Exercise brief:
Give a verbatim copy of the lines below, minus the pictures.

Data extract:

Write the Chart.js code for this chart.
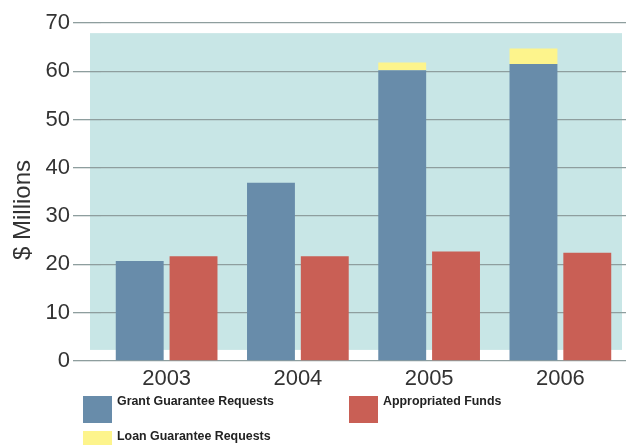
<!DOCTYPE html>
<html>
<head>
<meta charset="utf-8">
<script src="https://cdn.jsdelivr.net/npm/chart.js@4/dist/chart.umd.min.js"></script>
<style>
  html, body { margin: 0; padding: 0; background: #fff; }
  #wrap { position: relative; width: 626px; height: 445px; overflow: hidden; }
  #chart { position: absolute; left: 0; top: 0; }
  .key { position: absolute; font: bold 12.4px "Liberation Sans", Arial, sans-serif; color: #222; white-space: nowrap; }
  .key span { position: absolute; }
  .key b { position: absolute; top: 0; }
</style>
</head>
<body>
<div id="wrap">
  <canvas id="chart" width="626" height="445"></canvas>
  <div id="legend"></div>
</div>
<script>
const years = ['2003', '2004', '2005', '2006'];
const grantRequests = [20.7, 36.9, 60.2, 61.5];
const loanRequests = [0, 0, 1.6, 3.2];
const appropriatedFunds = [21.7, 21.7, 22.7, 22.4];
const yTicks = [0, 10, 20, 30, 40, 50, 60, 70];

const blue = '#688caa';
const red = '#c95f55';
const yellow = '#fdf48c';
const teal = '#c8e6e6';
const gridGray = '#8e9e9e';
const axisFont = { family: '"Liberation Sans", Arial', size: 22 };

// shaded panel behind the bars (value range, offset to the left of the plot)
const panel = { low: 2.3, high: 67.9, leftOffset: 11, rightInset: 4 };

const panelPlugin = {
    id: 'panel',
    beforeDraw(chart) {
        const { ctx, chartArea, scales } = chart;
        const top = scales.y.getPixelForValue(panel.high);
        const bottom = scales.y.getPixelForValue(panel.low);
        ctx.save();
        ctx.fillStyle = teal;
        ctx.fillRect(chartArea.left - panel.leftOffset, top,
            chartArea.right - panel.rightInset - chartArea.left + panel.leftOffset, bottom - top);
        ctx.restore();
    }
};

// axis title sits a bit below the middle of the plot in the original
const yTitlePlugin = {
    id: 'yTitle',
    afterDraw(chart) {
        const ctx = chart.ctx;
        ctx.save();
        ctx.translate(23, 210);
        ctx.rotate(-Math.PI / 2);
        ctx.fillStyle = '#333';
        ctx.font = '24px "Liberation Sans", Arial';
        ctx.textAlign = 'center';
        ctx.textBaseline = 'middle';
        ctx.fillText('$ Millions', 0, 0);
        ctx.restore();
    }
};

const chart = new Chart(document.getElementById('chart').getContext('2d'), {
    type: 'bar',
    data: {
        labels: years,
        datasets: [
            { label: 'Grant Guarantee Requests', data: grantRequests, backgroundColor: blue, stack: 'req' },
            { label: 'Loan Guarantee Requests', data: loanRequests, backgroundColor: yellow, stack: 'req' },
            { label: 'Appropriated Funds', data: appropriatedFunds, backgroundColor: red, stack: 'funds' }
        ]
    },
    options: {
        responsive: false,
        animation: false,
        categoryPercentage: 0.82,
        barPercentage: 0.89,
        layout: { padding: { left: 6, right: 0, top: 23, bottom: 0 } },
        plugins: { legend: { display: false }, tooltip: { enabled: false } },
        scales: {
            x: {
                stacked: true,
                afterFit: s => { s.height = 84; },
                grid: { display: false, drawTicks: false },
                border: { display: false },
                ticks: { color: '#333', padding: 5, font: axisFont }
            },
            y: {
                stacked: true,
                min: 0,
                max: 70,
                afterBuildTicks: s => { s.ticks = yTicks.map(v => ({ value: v })); },
                afterFit: s => { s.width = 95; },
                grid: { color: gridGray, lineWidth: 1.3, tickLength: 28, tickColor: gridGray },
                border: { display: false },
                ticks: { color: '#333', padding: 3, font: axisFont }
            }
        }
    },
    plugins: [panelPlugin, yTitlePlugin]
});

// legend laid out like the original: two items on the first row, one below
const legendSpots = [
    { ds: 0, x: 83, y: 396, h: 27 },
    { ds: 2, x: 349, y: 396, h: 27 },
    { ds: 1, x: 83, y: 431, h: 27 }
];
const legend = document.getElementById('legend');
legendSpots.forEach(spot => {
    const ds = chart.data.datasets[spot.ds];
    const item = document.createElement('div');
    item.className = 'key';
    item.style.left = spot.x + 'px';
    item.style.top = spot.y + 'px';
    item.innerHTML = `<span style="left:0;top:0;width:29px;height:${spot.h}px;background:${ds.backgroundColor}"></span>` +
        `<b style="left:34px;top:-2px">${ds.label}</b>`;
    legend.appendChild(item);
});
</script>
</body>
</html>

Final answer:
Write the Chart.js code for this chart.
<!DOCTYPE html>
<html>
<head>
<meta charset="utf-8">
<script src="https://cdn.jsdelivr.net/npm/chart.js@4/dist/chart.umd.min.js"></script>
<style>
  html, body { margin: 0; padding: 0; background: #fff; }
  #wrap { position: relative; width: 626px; height: 445px; overflow: hidden; }
  #chart { position: absolute; left: 0; top: 0; }
  .key { position: absolute; font: bold 12.4px "Liberation Sans", Arial, sans-serif; color: #222; white-space: nowrap; }
  .key span { position: absolute; }
  .key b { position: absolute; top: 0; }
</style>
</head>
<body>
<div id="wrap">
  <canvas id="chart" width="626" height="445"></canvas>
  <div id="legend"></div>
</div>
<script>
const years = ['2003', '2004', '2005', '2006'];
const grantRequests = [20.7, 36.9, 60.2, 61.5];
const loanRequests = [0, 0, 1.6, 3.2];
const appropriatedFunds = [21.7, 21.7, 22.7, 22.4];
const yTicks = [0, 10, 20, 30, 40, 50, 60, 70];

const blue = '#688caa';
const red = '#c95f55';
const yellow = '#fdf48c';
const teal = '#c8e6e6';
const gridGray = '#8e9e9e';
const axisFont = { family: '"Liberation Sans", Arial', size: 22 };

// shaded panel behind the bars (value range, offset to the left of the plot)
const panel = { low: 2.3, high: 67.9, leftOffset: 11, rightInset: 4 };

const panelPlugin = {
    id: 'panel',
    beforeDraw(chart) {
        const { ctx, chartArea, scales } = chart;
        const top = scales.y.getPixelForValue(panel.high);
        const bottom = scales.y.getPixelForValue(panel.low);
        ctx.save();
        ctx.fillStyle = teal;
        ctx.fillRect(chartArea.left - panel.leftOffset, top,
            chartArea.right - panel.rightInset - chartArea.left + panel.leftOffset, bottom - top);
        ctx.restore();
    }
};

// axis title sits a bit below the middle of the plot in the original
const yTitlePlugin = {
    id: 'yTitle',
    afterDraw(chart) {
        const ctx = chart.ctx;
        ctx.save();
        ctx.translate(23, 210);
        ctx.rotate(-Math.PI / 2);
        ctx.fillStyle = '#333';
        ctx.font = '24px "Liberation Sans", Arial';
        ctx.textAlign = 'center';
        ctx.textBaseline = 'middle';
        ctx.fillText('$ Millions', 0, 0);
        ctx.restore();
    }
};

const chart = new Chart(document.getElementById('chart').getContext('2d'), {
    type: 'bar',
    data: {
        labels: years,
        datasets: [
            { label: 'Grant Guarantee Requests', data: grantRequests, backgroundColor: blue, stack: 'req' },
            { label: 'Loan Guarantee Requests', data: loanRequests, backgroundColor: yellow, stack: 'req' },
            { label: 'Appropriated Funds', data: appropriatedFunds, backgroundColor: red, stack: 'funds' }
        ]
    },
    options: {
        responsive: false,
        animation: false,
        categoryPercentage: 0.82,
        barPercentage: 0.89,
        layout: { padding: { left: 6, right: 0, top: 23, bottom: 0 } },
        plugins: { legend: { display: false }, tooltip: { enabled: false } },
        scales: {
            x: {
                stacked: true,
                afterFit: s => { s.height = 84; },
                grid: { display: false, drawTicks: false },
                border: { display: false },
                ticks: { color: '#333', padding: 5, font: axisFont }
            },
            y: {
                stacked: true,
                min: 0,
                max: 70,
                afterBuildTicks: s => { s.ticks = yTicks.map(v => ({ value: v })); },
                afterFit: s => { s.width = 95; },
                grid: { color: gridGray, lineWidth: 1.3, tickLength: 28, tickColor: gridGray },
                border: { display: false },
                ticks: { color: '#333', padding: 3, font: axisFont }
            }
        }
    },
    plugins: [panelPlugin, yTitlePlugin]
});

// legend laid out like the original: two items on the first row, one below
const legendSpots = [
    { ds: 0, x: 83, y: 396, h: 27 },
    { ds: 2, x: 349, y: 396, h: 27 },
    { ds: 1, x: 83, y: 431, h: 27 }
];
const legend = document.getElementById('legend');
legendSpots.forEach(spot => {
    const ds = chart.data.datasets[spot.ds];
    const item = document.createElement('div');
    item.className = 'key';
    item.style.left = spot.x + 'px';
    item.style.top = spot.y + 'px';
    item.innerHTML = `<span style="left:0;top:0;width:29px;height:${spot.h}px;background:${ds.backgroundColor}"></span>` +
        `<b style="left:34px;top:-2px">${ds.label}</b>`;
    legend.appendChild(item);
});
</script>
</body>
</html>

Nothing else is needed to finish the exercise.